The problem was that Max ended up in a bunch of storylines that just weren’t terribly appealing. Even with all of the problems with Han or Oleg, Peach just might be my least favorite character on the show, and she’s one I had really hoped the show had just forgotten about. But no. There she was, spray-tanning her babies and then complaining that they looked “foreign.” I suppose the producers have paid Brooke Lyons for a certain number of episodes and are going to get their money’s worth, but I find the whole conception of the character and her world completely pointless. We don’t need a way to make fun of wealthy socialites because we already have that in Caroline. Even if she’s not of that world, there’s still opportunity to mock the girl she was before she landed at the diner. What’s more, Peach is often a gateway into the lazy, stereotype humor the show indulges at its worst, and there’s nothing new there to play with. It feels like a bunch of material Michael Patrick King dug out of the bottom drawer from back when he worked on Sex And The City and repurposed for God knows what reason.

At the same time, I liked the central scenes between the two women at the center of the show. Again, the whole thing started out pretty slow—with what felt like millions of dumb dick jokes—but by the time the two were alone in the apartment together, things started to coalesce. Now, one of the problems with the vision board plotline is that what feels like millions of other TV shows have done a similar plot at this point. But worse is that Happy Endings did this exact plot last week and nailed it, coming up with some of that show’s funniest material yet. In the end, 2 Broke Girls just can’t compete, and the storyline about Caroline trying to build herself a Murphy bed that she apparently bought at an online hardware store or something is mostly a non-starter, even if Beth Behrs does her level best. (Side note: I will never understand how the cash tally at the end of the episode works, and I’d really like if the episodes at least nodded toward how the girls are making this money, when all they seem to do is spend it on things like Murphy beds.)

What I liked most here outside of Dennings’ performance was the way that this continued a theme from last week’s solid episode. Caroline is full of optimism and can-do spirit, but she lacks anything like self-sufficiency. Max is nothing but self-sufficiency, but that self-sufficiency has hardened her toward asking anybody else for help. These character beats feel organic to these people as developed so far, and they feel organic to who they were in life and socioeconomic status before the show began. (Here’s hoping the series never tries to do a flashback episode where we see Caroline at the height of her rich girl silliness, since that would almost certainly be pointless.) In the pilot, the cupcakes venture just felt like something tossed in at the end to make this feel like it had more of a structure going forward than “Here are some people who hang out together.” But the show has been good about playing up Caroline’s business smarts against Max’s bullheadedness, and it’s starting to make sense how these two could be successful in a business together. When Caroline broke down about how she didn’t know how to do anything because her dad always took care of her, it was a genuine moment, and I liked that it circled back around to Max deciding to help her friend out, almost against her will.
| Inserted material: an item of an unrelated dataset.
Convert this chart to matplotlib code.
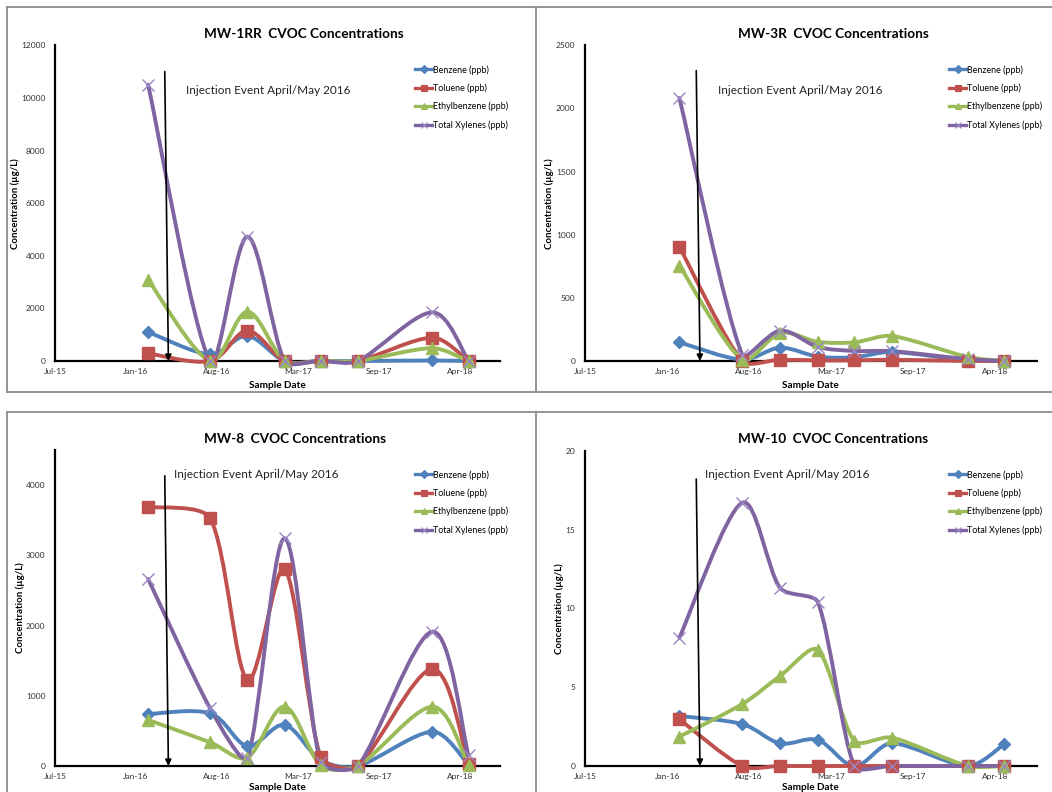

See, that’s the good kind of character development. Too much of the rest of the episode—namely the Max and Johnny stuff—was the bad kind, where we’re told endlessly that two people have sexual chemistry, because the producers fear we won’t pick up on it if we just see it (and for the most part, we don’t). I’m not sure what the series is trying to do here, beyond thinking that Max needs a romantic foil, but she doesn’t really at this point in the show’s run, and the series is trying too hard to make Max and Johnny happen. The scene where the two sit in the backyard and talk around their mutual attraction is the very worst kind of will-they/won’t-they bullshit, and it feels all the worse because it’s stranding a very nice performance with nowhere to go. There are good things in “And The Disappearing Bed,” but it’s also the episode that’s the most done in by the series’ half-assed approach to storytelling.

Stray observations:

  • If you haven’t read Alyssa Rosenberg’s excellent piece on the way this show has stumbled accidentally into being the closest thing we have on TV to an Occupy Wall Street sitcom, you really should. She thinks less of the show than I do, I think, but she’s right about how it has the potential to really be something great if it can work out its kinks. Speaking of kinks…
  • The week in Oleg: The show continues to have no idea how to use its supporting cast. (Did Han even appear?) But Oleg is by far the character utilized the most poorly this week, as he continues his one-joke, one-note character. Han and Earl are pretty poorly utilized characters, but at least they’ve been given an extra note or two since the pilot. Oleg is just a walking sexual harassment suit, and the show doesn’t bother to do anything else with him. (The joke about him thinking Caroline had had a boob job was particularly bad.)
  • After last week’s interesting paternal turn for Earl, we’re back to having him as someone who watches the women do something, then comments wryly on the action, mostly to underline how cool he is. I like Garrett Morris, so I’m fine with it, but your mileage may vary.
  • The week in rape jokes: This week, Max complains about having to be invited to her friend’s one-woman shows, which are all about date rape. The sad thing is that this joke might have been funny if it happened in a vacuum, but with all of the other rape jokes the show has told, it lands with a dud. Try harder, show!
  • My DVR froze up for a little bit right when Johnny grabbed Max’s boob “accidentally,” so maybe I missed the three seconds that tied the whole thing together. Let me know how wrong I am.